A associação entre práticas diversas de arte e a acurada pesquisa sobre a violência colonial perpetrada contra a cultura material e espiritual de matriz africana são aspectos marcantes da produção de Castiel Vitorino Brasileiro, autora de uma das instalações mais potentes da atual edição da Bienal. Montando a história da vida é, segundo ela, sobre a metamorfose da alma, apesar de partir de um dado histórico: a perseguição das religiões afrobrasileiras no país. Como uma unidade em que se condensa índices do cotidiano, a instalação assume a forma de um pedaço de terra indevassável, no qual repousam elementos reconfortantes e altamente arquetípicos como uma casa sem telhado (que a artista chama de museu e que abriga suas pinturas), troncos de eucalipto, uma canoa usada, vinda de Pirapora (MG), que traz as marcas do tempo, uma promessa de roça, alguidares – recipiente associado a diferentes culturas e muito fortemente a entidades de umbanda.
Ela se diz interessada pelas transmutações da vida e da matéria, em suas várias dimensões e expressas em contradições como a do eucalipto, que gera ao mesmo tempo óleos essenciais de cura e explorações de grande impacto ambiental. “Busco um tempo espiralado, entre tempo e construção”, explica Castiel, que também é mestre em psicologia clínica e medicinas africanas e recusa rótulos e qualquer tentativa de generalização ou categorização como artista negra ou trans. “Não somos cotistas”, provoca.
Ao contrário de outros trabalhos seus, como Quarto de cura (instalação que a destacou como uma das jovens promessas da arte brasileira dos últimos anos), desta vez Castiel não permitiu a entrada dos visitantes na instalação, querendo gerar essa sensação de interdito, forçando as pessoas a bisbilhotarem, a exercitarem uma coreografia pessoal em torno do terreno.
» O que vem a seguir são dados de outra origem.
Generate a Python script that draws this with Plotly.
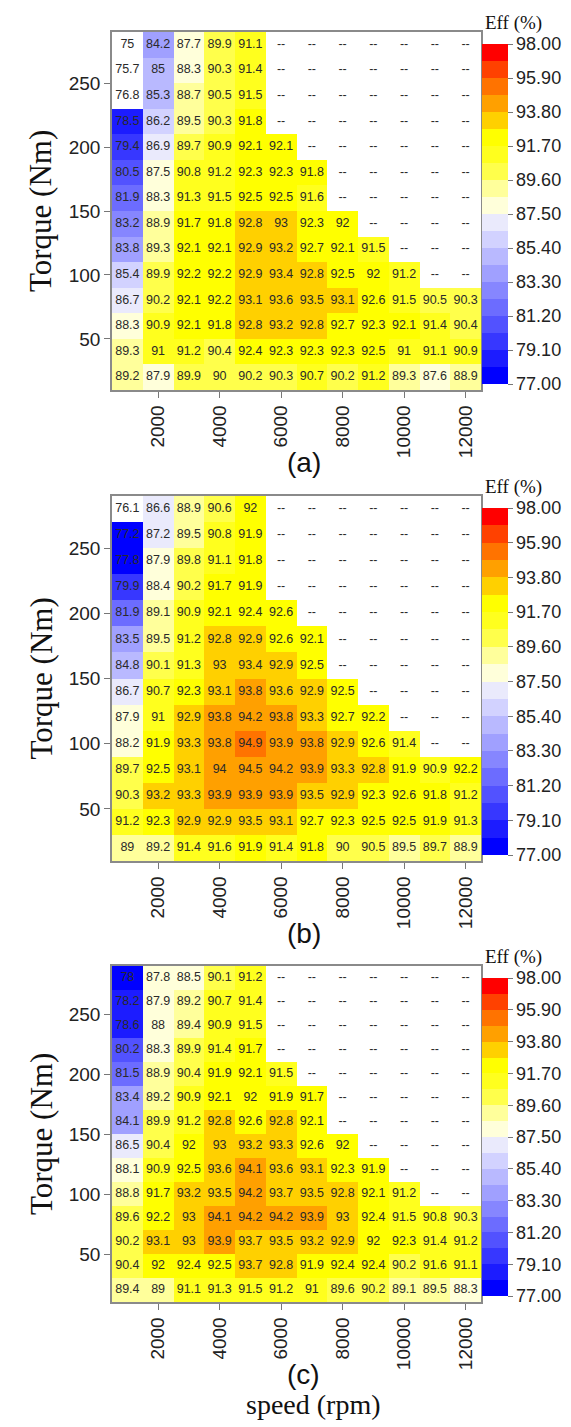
import plotly.graph_objects as go

# ---------------- data ----------------
speed = [1000, 2000, 3000, 4000, 5000, 6000, 7000, 8000, 9000, 10000, 11000, 12000]
torque = [280, 260, 240, 220, 200, 180, 160, 140, 120, 100, 80, 60, 40, 20]  # top -> bottom
N = None

eff_a = [
    [75, 84.2, 87.7, 89.9, 91.1, N, N, N, N, N, N, N],
    [75.7, 85, 88.3, 90.3, 91.4, N, N, N, N, N, N, N],
    [76.8, 85.3, 88.7, 90.5, 91.5, N, N, N, N, N, N, N],
    [78.5, 86.2, 89.5, 90.3, 91.8, N, N, N, N, N, N, N],
    [79.4, 86.9, 89.7, 90.9, 92.1, 92.1, N, N, N, N, N, N],
    [80.5, 87.5, 90.8, 91.2, 92.3, 92.3, 91.8, N, N, N, N, N],
    [81.9, 88.3, 91.3, 91.5, 92.5, 92.5, 91.6, N, N, N, N, N],
    [83.2, 88.9, 91.7, 91.8, 92.8, 93, 92.3, 92, N, N, N, N],
    [83.8, 89.3, 92.1, 92.1, 92.9, 93.2, 92.7, 92.1, 91.5, N, N, N],
    [85.4, 89.9, 92.2, 92.2, 92.9, 93.4, 92.8, 92.5, 92, 91.2, N, N],
    [86.7, 90.2, 92.1, 92.2, 93.1, 93.6, 93.5, 93.1, 92.6, 91.5, 90.5, 90.3],
    [88.3, 90.9, 92.1, 91.8, 92.8, 93.2, 92.8, 92.7, 92.3, 92.1, 91.4, 90.4],
    [89.3, 91, 91.2, 90.4, 92.4, 92.3, 92.3, 92.3, 92.5, 91, 91.1, 90.9],
    [89.2, 87.9, 89.9, 90, 90.2, 90.3, 90.7, 90.2, 91.2, 89.3, 87.6, 88.9],
]

eff_b = [
    [76.1, 86.6, 88.9, 90.6, 92, N, N, N, N, N, N, N],
    [77.2, 87.2, 89.5, 90.8, 91.9, N, N, N, N, N, N, N],
    [77.8, 87.9, 89.8, 91.1, 91.8, N, N, N, N, N, N, N],
    [79.9, 88.4, 90.2, 91.7, 91.9, N, N, N, N, N, N, N],
    [81.9, 89.1, 90.9, 92.1, 92.4, 92.6, N, N, N, N, N, N],
    [83.5, 89.5, 91.2, 92.8, 92.9, 92.6, 92.1, N, N, N, N, N],
    [84.8, 90.1, 91.3, 93, 93.4, 92.9, 92.5, N, N, N, N, N],
    [86.7, 90.7, 92.3, 93.1, 93.8, 93.6, 92.9, 92.5, N, N, N, N],
    [87.9, 91, 92.9, 93.8, 94.2, 93.8, 93.3, 92.7, 92.2, N, N, N],
    [88.2, 91.9, 93.3, 93.8, 94.9, 93.9, 93.8, 92.9, 92.6, 91.4, N, N],
    [89.7, 92.5, 93.1, 94, 94.5, 94.2, 93.9, 93.3, 92.8, 91.9, 90.9, 92.2],
    [90.3, 93.2, 93.3, 93.9, 93.9, 93.9, 93.5, 92.9, 92.3, 92.6, 91.8, 91.2],
    [91.2, 92.3, 92.9, 92.9, 93.5, 93.1, 92.7, 92.3, 92.5, 92.5, 91.9, 91.3],
    [89, 89.2, 91.4, 91.6, 91.9, 91.4, 91.8, 90, 90.5, 89.5, 89.7, 88.9],
]

eff_c = [
    [78, 87.8, 88.5, 90.1, 91.2, N, N, N, N, N, N, N],
    [78.2, 87.9, 89.2, 90.7, 91.4, N, N, N, N, N, N, N],
    [78.6, 88, 89.4, 90.9, 91.5, N, N, N, N, N, N, N],
    [80.2, 88.3, 89.9, 91.4, 91.7, N, N, N, N, N, N, N],
    [81.5, 88.9, 90.4, 91.9, 92.1, 91.5, N, N, N, N, N, N],
    [83.4, 89.2, 90.9, 92.1, 92, 91.9, 91.7, N, N, N, N, N],
    [84.1, 89.9, 91.2, 92.8, 92.6, 92.8, 92.1, N, N, N, N, N],
    [86.5, 90.4, 92, 93, 93.2, 93.3, 92.6, 92, N, N, N, N],
    [88.1, 90.9, 92.5, 93.6, 94.1, 93.6, 93.1, 92.3, 91.9, N, N, N],
    [88.8, 91.7, 93.2, 93.5, 94.2, 93.7, 93.5, 92.8, 92.1, 91.2, N, N],
    [89.6, 92.2, 93, 94.1, 94.2, 94.2, 93.9, 93, 92.4, 91.5, 90.8, 90.3],
    [90.2, 93.1, 93, 93.9, 93.7, 93.5, 93.2, 92.9, 92, 92.3, 91.4, 91.2],
    [90.4, 92, 92.4, 92.5, 93.7, 92.8, 91.9, 92.4, 92.4, 90.2, 91.6, 91.1],
    [89.4, 89, 91.1, 91.3, 91.5, 91.2, 91, 89.6, 90.2, 89.1, 89.5, 88.3],
]

panel_labels = ["(a)", "(b)", "(c)"]
x_ticks = [2000, 4000, 6000, 8000, 10000, 12000]
x_ticktext = ["2000", "4000", "6000", "8000", "10000", "12000"]
y_ticks = [50, 100, 150, 200, 250]
cb_ticks = [77.0, 79.1, 81.2, 83.3, 85.4, 87.5, 89.6, 91.7, 93.8, 95.9, 98.0]
cb_ticktext = ["77.00", "79.10", "81.20", "83.30", "85.40", "87.50",
               "89.60", "91.70", "93.80", "95.90", "98.00"]
ZMIN, ZMAX = 77.0, 98.0

# 20 discrete colour bands from 77 to 98
band_colors = [
    "rgb(0,0,255)", "rgb(28,28,255)", "rgb(55,55,255)", "rgb(82,82,255)",
    "rgb(108,108,255)", "rgb(134,134,255)", "rgb(160,160,255)", "rgb(185,185,255)",
    "rgb(210,210,255)", "rgb(234,234,252)", "rgb(255,255,218)", "rgb(255,255,155)",
    "rgb(255,255,75)", "rgb(255,255,30)", "rgb(255,255,0)", "rgb(255,208,0)",
    "rgb(255,160,0)", "rgb(255,115,0)", "rgb(255,65,0)", "rgb(255,0,0)",
]
colorscale = []
nb = len(band_colors)
for i, c in enumerate(band_colors):
    colorscale.append([i / nb, c])
    colorscale.append([(i + 1) / nb, c])

# ---------------- layout helpers ----------------
W, H = 571, 1427
X0, X1 = 104, 473
panels_px = [(24, 382), (488, 853), (958, 1294)]  # (top, bottom) in pixels


def yp(y):
    return 1 - y / H


def xp(x):
    return x / W


SANS = "Liberation Sans, Arial, sans-serif"
SERIF = "Liberation Serif, Times New Roman, serif"

fig = go.Figure()
annotations = []

for k, (data, (top, bot)) in enumerate(zip([eff_a, eff_b, eff_c], panels_px)):
    xa = "x" if k == 0 else f"x{k+1}"
    ya = "y" if k == 0 else f"y{k+1}"
    z = [[(v if (v is not None and v >= ZMIN) else None) for v in row] for row in data]

    fig.add_trace(go.Heatmap(
        x=speed, y=torque, z=z, xaxis=xa, yaxis=ya,
        zmin=ZMIN, zmax=ZMAX, colorscale=colorscale,
        hoverongaps=False,
        colorbar=dict(
            x=xp(474), xanchor="left", y=yp(bot - 6), yanchor="bottom",
            len=(bot - top - 18), lenmode="pixels",
            thickness=26, thicknessmode="pixels",
            tickvals=cb_ticks, ticktext=cb_ticktext,
            ticks="outside", ticklen=5, tickcolor="#777",
            tickfont=dict(family=SANS, size=18, color="#222"),
            outlinewidth=0, xpad=0, ypad=0,
        ),
    ))

    tx, ty, tt = [], [], []
    for r, row in enumerate(data):
        for c, v in enumerate(row):
            tx.append(speed[c])
            ty.append(torque[r])
            tt.append("--" if v is None else f"{v:g}")
    fig.add_trace(go.Scatter(
        x=tx, y=ty, text=tt, mode="text", xaxis=xa, yaxis=ya,
        textfont=dict(family=SANS, size=12.5, color="#2a2a2a"),
        hoverinfo="skip", showlegend=False,
    ))

    axis_common = dict(
        showline=True, mirror=True, linecolor="#8a8a8a", linewidth=1.5,
        showgrid=False, zeroline=False, ticks="outside", ticklen=6,
        tickcolor="#777", tickfont=dict(family=SANS, size=19, color="#222"),
    )
    fig.layout[("xaxis" if k == 0 else f"xaxis{k+1}")] = dict(
        domain=[xp(X0), xp(X1)], anchor=ya, range=[500, 12500],
        tickvals=x_ticks, ticktext=x_ticktext, tickangle=-90, **axis_common,
    )
    fig.layout[("yaxis" if k == 0 else f"yaxis{k+1}")] = dict(
        domain=[yp(bot), yp(top)], anchor=xa, range=[10, 290],
        tickvals=y_ticks, **axis_common,
    )

    # y-axis title
    annotations.append(dict(
        text="Torque (Nm)", x=xp(33), y=yp((top + bot) / 2), xref="paper", yref="paper",
        showarrow=False, textangle=-90, font=dict(family=SERIF, size=31, color="#111"),
        xanchor="center", yanchor="middle",
    ))
    # panel label
    annotations.append(dict(
        text=panel_labels[k], x=xp(296), y=yp(bot + 72), xref="paper", yref="paper",
        showarrow=False, font=dict(family=SANS, size=28, color="#111"),
        xanchor="center", yanchor="middle",
    ))
    # colorbar title
    annotations.append(dict(
        text="Eff (%)", x=xp(505), y=yp(top - 9), xref="paper", yref="paper",
        showarrow=False, font=dict(family=SERIF, size=19, color="#111"),
        xanchor="center", yanchor="middle",
    ))

annotations.append(dict(
    text="speed (rpm)", x=xp(305), y=yp(1396), xref="paper", yref="paper",
    showarrow=False, font=dict(family=SERIF, size=28, color="#111"),
    xanchor="center", yanchor="middle",
))

fig.update_layout(
    width=W, height=H, autosize=False,
    margin=dict(l=0, r=0, t=0, b=0),
    paper_bgcolor="white", plot_bgcolor="white",
    showlegend=False, annotations=annotations,
)

fig.write_html("out.html")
Ainda receosa com o ambiente violento no país, ela optou por não apresentar performances durante a Bienal.
Mais jovem artista da Bienal, Castiel também está presente nas mostras Dos Brasis, em cartaz no Sesc Belenzinho, e Ensaio para o Museu das Origens, uma ação conjunta entre o Instituto Tomie Ohtake e o Itaú Cultural, duas exposições que dialogam intensamente com a proposta da Bienal. A artista deve realizar uma performance ainda este ano na Serpentine, em Londres. Parte desses trabalhos integra um projeto de longa duração que ela vem desenvolvendo, intitulado Kalunga: a origem das espécies, em que se contrapõe ao falocentrismo, a figuras como Freud e Darwin, e trata poética e plasticamente de mar; deslocamento e dor; morte, vida e prazer.